• Given information:
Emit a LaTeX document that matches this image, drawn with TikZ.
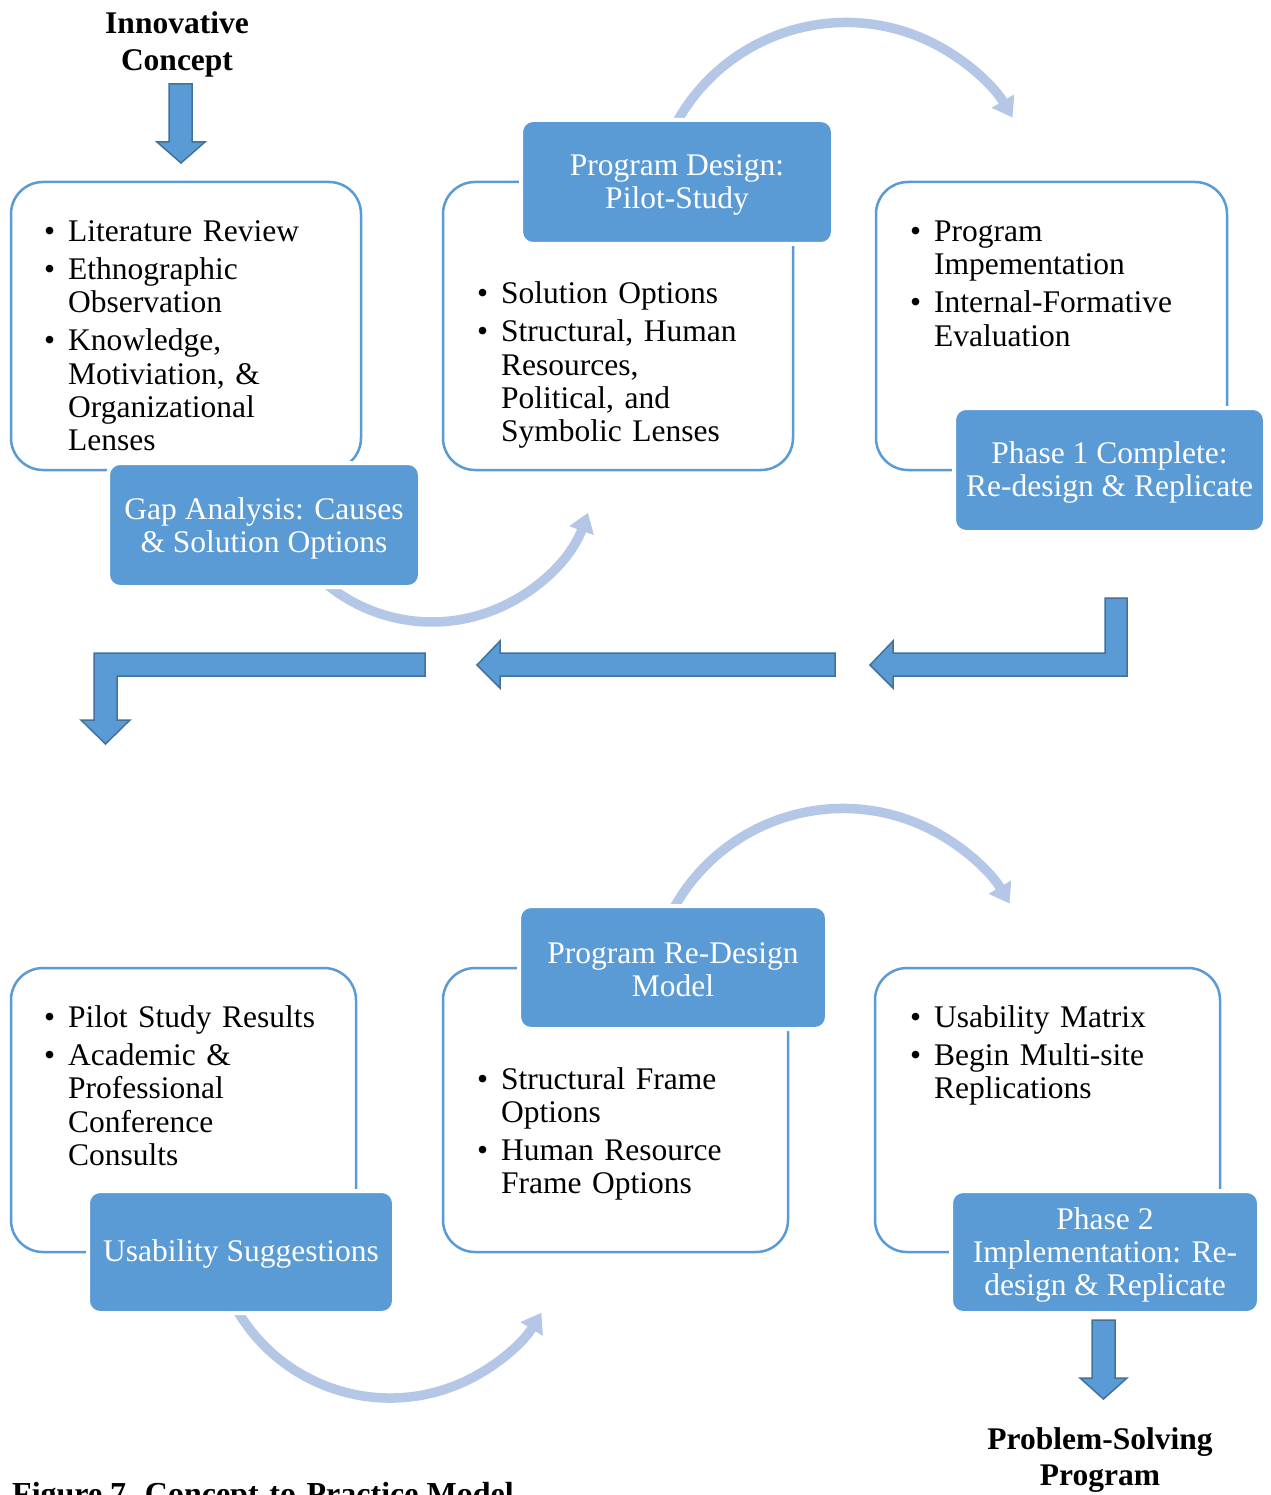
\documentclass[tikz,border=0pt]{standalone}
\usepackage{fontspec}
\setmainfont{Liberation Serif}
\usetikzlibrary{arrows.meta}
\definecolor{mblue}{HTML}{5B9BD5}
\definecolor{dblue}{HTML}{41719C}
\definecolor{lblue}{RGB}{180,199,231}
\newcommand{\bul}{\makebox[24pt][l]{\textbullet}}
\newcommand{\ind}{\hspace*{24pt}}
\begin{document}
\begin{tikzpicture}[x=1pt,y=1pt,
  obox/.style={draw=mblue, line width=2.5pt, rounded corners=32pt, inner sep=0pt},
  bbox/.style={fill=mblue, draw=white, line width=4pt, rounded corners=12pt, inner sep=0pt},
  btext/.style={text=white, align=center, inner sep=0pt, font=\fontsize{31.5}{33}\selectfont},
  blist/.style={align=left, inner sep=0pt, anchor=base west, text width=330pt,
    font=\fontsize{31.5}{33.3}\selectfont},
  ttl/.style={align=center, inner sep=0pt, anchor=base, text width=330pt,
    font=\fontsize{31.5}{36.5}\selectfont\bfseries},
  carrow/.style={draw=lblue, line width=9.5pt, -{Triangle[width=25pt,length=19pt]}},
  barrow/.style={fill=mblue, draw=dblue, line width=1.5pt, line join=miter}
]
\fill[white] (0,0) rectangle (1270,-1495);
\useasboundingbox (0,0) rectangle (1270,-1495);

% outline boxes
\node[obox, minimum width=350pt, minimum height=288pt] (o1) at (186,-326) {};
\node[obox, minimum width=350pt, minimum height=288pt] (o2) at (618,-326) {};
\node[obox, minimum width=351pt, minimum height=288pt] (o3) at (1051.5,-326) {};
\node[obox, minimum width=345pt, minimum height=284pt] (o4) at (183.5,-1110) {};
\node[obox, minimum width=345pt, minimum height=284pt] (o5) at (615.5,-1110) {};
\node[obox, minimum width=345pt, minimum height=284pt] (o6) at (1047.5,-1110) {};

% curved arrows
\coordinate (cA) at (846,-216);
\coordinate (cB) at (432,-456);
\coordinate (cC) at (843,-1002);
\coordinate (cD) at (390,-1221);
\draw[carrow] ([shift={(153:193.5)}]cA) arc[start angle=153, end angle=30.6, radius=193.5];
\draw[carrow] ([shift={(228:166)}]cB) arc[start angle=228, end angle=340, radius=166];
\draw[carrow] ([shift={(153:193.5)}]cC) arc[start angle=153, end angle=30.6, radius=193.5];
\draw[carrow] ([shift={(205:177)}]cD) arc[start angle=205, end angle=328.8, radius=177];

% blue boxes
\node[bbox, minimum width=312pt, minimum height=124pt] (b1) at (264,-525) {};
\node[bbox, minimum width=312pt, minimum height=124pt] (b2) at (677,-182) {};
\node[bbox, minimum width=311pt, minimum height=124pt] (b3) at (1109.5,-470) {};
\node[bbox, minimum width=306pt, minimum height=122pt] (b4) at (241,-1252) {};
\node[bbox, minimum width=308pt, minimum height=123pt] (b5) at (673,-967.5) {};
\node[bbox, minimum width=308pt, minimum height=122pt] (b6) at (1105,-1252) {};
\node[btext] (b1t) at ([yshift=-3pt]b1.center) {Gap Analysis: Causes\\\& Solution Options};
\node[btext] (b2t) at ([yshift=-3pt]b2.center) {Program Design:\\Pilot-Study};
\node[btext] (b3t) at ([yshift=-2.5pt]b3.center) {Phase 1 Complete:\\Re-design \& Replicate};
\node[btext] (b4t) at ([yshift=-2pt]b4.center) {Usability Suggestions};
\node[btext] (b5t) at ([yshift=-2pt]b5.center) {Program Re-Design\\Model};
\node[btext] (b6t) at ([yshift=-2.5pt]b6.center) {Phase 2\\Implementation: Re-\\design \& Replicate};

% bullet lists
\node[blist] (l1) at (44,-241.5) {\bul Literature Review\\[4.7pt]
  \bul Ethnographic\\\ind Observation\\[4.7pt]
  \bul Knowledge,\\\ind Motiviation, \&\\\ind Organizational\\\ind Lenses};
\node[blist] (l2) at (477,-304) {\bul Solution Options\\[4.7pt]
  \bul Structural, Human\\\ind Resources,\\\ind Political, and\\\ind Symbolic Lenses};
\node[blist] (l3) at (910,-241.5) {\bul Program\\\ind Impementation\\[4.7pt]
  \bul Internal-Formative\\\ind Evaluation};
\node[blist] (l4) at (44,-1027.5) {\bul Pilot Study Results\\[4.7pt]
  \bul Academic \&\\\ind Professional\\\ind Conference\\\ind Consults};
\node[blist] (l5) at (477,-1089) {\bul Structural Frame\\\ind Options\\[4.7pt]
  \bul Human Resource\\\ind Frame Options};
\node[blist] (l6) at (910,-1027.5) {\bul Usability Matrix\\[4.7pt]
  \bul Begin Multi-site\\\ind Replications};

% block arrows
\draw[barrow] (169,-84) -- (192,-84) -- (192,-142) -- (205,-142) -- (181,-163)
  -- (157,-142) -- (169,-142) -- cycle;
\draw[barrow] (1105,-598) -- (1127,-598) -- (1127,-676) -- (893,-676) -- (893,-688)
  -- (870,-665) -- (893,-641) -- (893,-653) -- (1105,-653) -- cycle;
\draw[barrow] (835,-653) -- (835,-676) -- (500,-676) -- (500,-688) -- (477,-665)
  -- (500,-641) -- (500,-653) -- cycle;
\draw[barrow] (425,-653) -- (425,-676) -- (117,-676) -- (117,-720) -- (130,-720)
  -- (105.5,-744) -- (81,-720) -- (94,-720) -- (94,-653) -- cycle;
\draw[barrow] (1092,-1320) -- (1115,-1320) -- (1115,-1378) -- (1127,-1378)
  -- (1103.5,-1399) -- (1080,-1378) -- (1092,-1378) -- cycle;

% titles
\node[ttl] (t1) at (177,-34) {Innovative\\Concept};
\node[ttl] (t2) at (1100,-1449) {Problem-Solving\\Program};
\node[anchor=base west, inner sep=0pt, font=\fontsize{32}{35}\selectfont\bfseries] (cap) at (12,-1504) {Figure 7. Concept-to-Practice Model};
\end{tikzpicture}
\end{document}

• What to do:
Leave out the pictures and print every line of the data exactly.

• Correct output:
Emit a LaTeX document that matches this image, drawn with TikZ.
\documentclass[tikz,border=0pt]{standalone}
\usepackage{fontspec}
\setmainfont{Liberation Serif}
\usetikzlibrary{arrows.meta}
\definecolor{mblue}{HTML}{5B9BD5}
\definecolor{dblue}{HTML}{41719C}
\definecolor{lblue}{RGB}{180,199,231}
\newcommand{\bul}{\makebox[24pt][l]{\textbullet}}
\newcommand{\ind}{\hspace*{24pt}}
\begin{document}
\begin{tikzpicture}[x=1pt,y=1pt,
  obox/.style={draw=mblue, line width=2.5pt, rounded corners=32pt, inner sep=0pt},
  bbox/.style={fill=mblue, draw=white, line width=4pt, rounded corners=12pt, inner sep=0pt},
  btext/.style={text=white, align=center, inner sep=0pt, font=\fontsize{31.5}{33}\selectfont},
  blist/.style={align=left, inner sep=0pt, anchor=base west, text width=330pt,
    font=\fontsize{31.5}{33.3}\selectfont},
  ttl/.style={align=center, inner sep=0pt, anchor=base, text width=330pt,
    font=\fontsize{31.5}{36.5}\selectfont\bfseries},
  carrow/.style={draw=lblue, line width=9.5pt, -{Triangle[width=25pt,length=19pt]}},
  barrow/.style={fill=mblue, draw=dblue, line width=1.5pt, line join=miter}
]
\fill[white] (0,0) rectangle (1270,-1495);
\useasboundingbox (0,0) rectangle (1270,-1495);

% outline boxes
\node[obox, minimum width=350pt, minimum height=288pt] (o1) at (186,-326) {};
\node[obox, minimum width=350pt, minimum height=288pt] (o2) at (618,-326) {};
\node[obox, minimum width=351pt, minimum height=288pt] (o3) at (1051.5,-326) {};
\node[obox, minimum width=345pt, minimum height=284pt] (o4) at (183.5,-1110) {};
\node[obox, minimum width=345pt, minimum height=284pt] (o5) at (615.5,-1110) {};
\node[obox, minimum width=345pt, minimum height=284pt] (o6) at (1047.5,-1110) {};

% curved arrows
\coordinate (cA) at (846,-216);
\coordinate (cB) at (432,-456);
\coordinate (cC) at (843,-1002);
\coordinate (cD) at (390,-1221);
\draw[carrow] ([shift={(153:193.5)}]cA) arc[start angle=153, end angle=30.6, radius=193.5];
\draw[carrow] ([shift={(228:166)}]cB) arc[start angle=228, end angle=340, radius=166];
\draw[carrow] ([shift={(153:193.5)}]cC) arc[start angle=153, end angle=30.6, radius=193.5];
\draw[carrow] ([shift={(205:177)}]cD) arc[start angle=205, end angle=328.8, radius=177];

% blue boxes
\node[bbox, minimum width=312pt, minimum height=124pt] (b1) at (264,-525) {};
\node[bbox, minimum width=312pt, minimum height=124pt] (b2) at (677,-182) {};
\node[bbox, minimum width=311pt, minimum height=124pt] (b3) at (1109.5,-470) {};
\node[bbox, minimum width=306pt, minimum height=122pt] (b4) at (241,-1252) {};
\node[bbox, minimum width=308pt, minimum height=123pt] (b5) at (673,-967.5) {};
\node[bbox, minimum width=308pt, minimum height=122pt] (b6) at (1105,-1252) {};
\node[btext] (b1t) at ([yshift=-3pt]b1.center) {Gap Analysis: Causes\\\& Solution Options};
\node[btext] (b2t) at ([yshift=-3pt]b2.center) {Program Design:\\Pilot-Study};
\node[btext] (b3t) at ([yshift=-2.5pt]b3.center) {Phase 1 Complete:\\Re-design \& Replicate};
\node[btext] (b4t) at ([yshift=-2pt]b4.center) {Usability Suggestions};
\node[btext] (b5t) at ([yshift=-2pt]b5.center) {Program Re-Design\\Model};
\node[btext] (b6t) at ([yshift=-2.5pt]b6.center) {Phase 2\\Implementation: Re-\\design \& Replicate};

% bullet lists
\node[blist] (l1) at (44,-241.5) {\bul Literature Review\\[4.7pt]
  \bul Ethnographic\\\ind Observation\\[4.7pt]
  \bul Knowledge,\\\ind Motiviation, \&\\\ind Organizational\\\ind Lenses};
\node[blist] (l2) at (477,-304) {\bul Solution Options\\[4.7pt]
  \bul Structural, Human\\\ind Resources,\\\ind Political, and\\\ind Symbolic Lenses};
\node[blist] (l3) at (910,-241.5) {\bul Program\\\ind Impementation\\[4.7pt]
  \bul Internal-Formative\\\ind Evaluation};
\node[blist] (l4) at (44,-1027.5) {\bul Pilot Study Results\\[4.7pt]
  \bul Academic \&\\\ind Professional\\\ind Conference\\\ind Consults};
\node[blist] (l5) at (477,-1089) {\bul Structural Frame\\\ind Options\\[4.7pt]
  \bul Human Resource\\\ind Frame Options};
\node[blist] (l6) at (910,-1027.5) {\bul Usability Matrix\\[4.7pt]
  \bul Begin Multi-site\\\ind Replications};

% block arrows
\draw[barrow] (169,-84) -- (192,-84) -- (192,-142) -- (205,-142) -- (181,-163)
  -- (157,-142) -- (169,-142) -- cycle;
\draw[barrow] (1105,-598) -- (1127,-598) -- (1127,-676) -- (893,-676) -- (893,-688)
  -- (870,-665) -- (893,-641) -- (893,-653) -- (1105,-653) -- cycle;
\draw[barrow] (835,-653) -- (835,-676) -- (500,-676) -- (500,-688) -- (477,-665)
  -- (500,-641) -- (500,-653) -- cycle;
\draw[barrow] (425,-653) -- (425,-676) -- (117,-676) -- (117,-720) -- (130,-720)
  -- (105.5,-744) -- (81,-720) -- (94,-720) -- (94,-653) -- cycle;
\draw[barrow] (1092,-1320) -- (1115,-1320) -- (1115,-1378) -- (1127,-1378)
  -- (1103.5,-1399) -- (1080,-1378) -- (1092,-1378) -- cycle;

% titles
\node[ttl] (t1) at (177,-34) {Innovative\\Concept};
\node[ttl] (t2) at (1100,-1449) {Problem-Solving\\Program};
\node[anchor=base west, inner sep=0pt, font=\fontsize{32}{35}\selectfont\bfseries] (cap) at (12,-1504) {Figure 7. Concept-to-Practice Model};
\end{tikzpicture}
\end{document}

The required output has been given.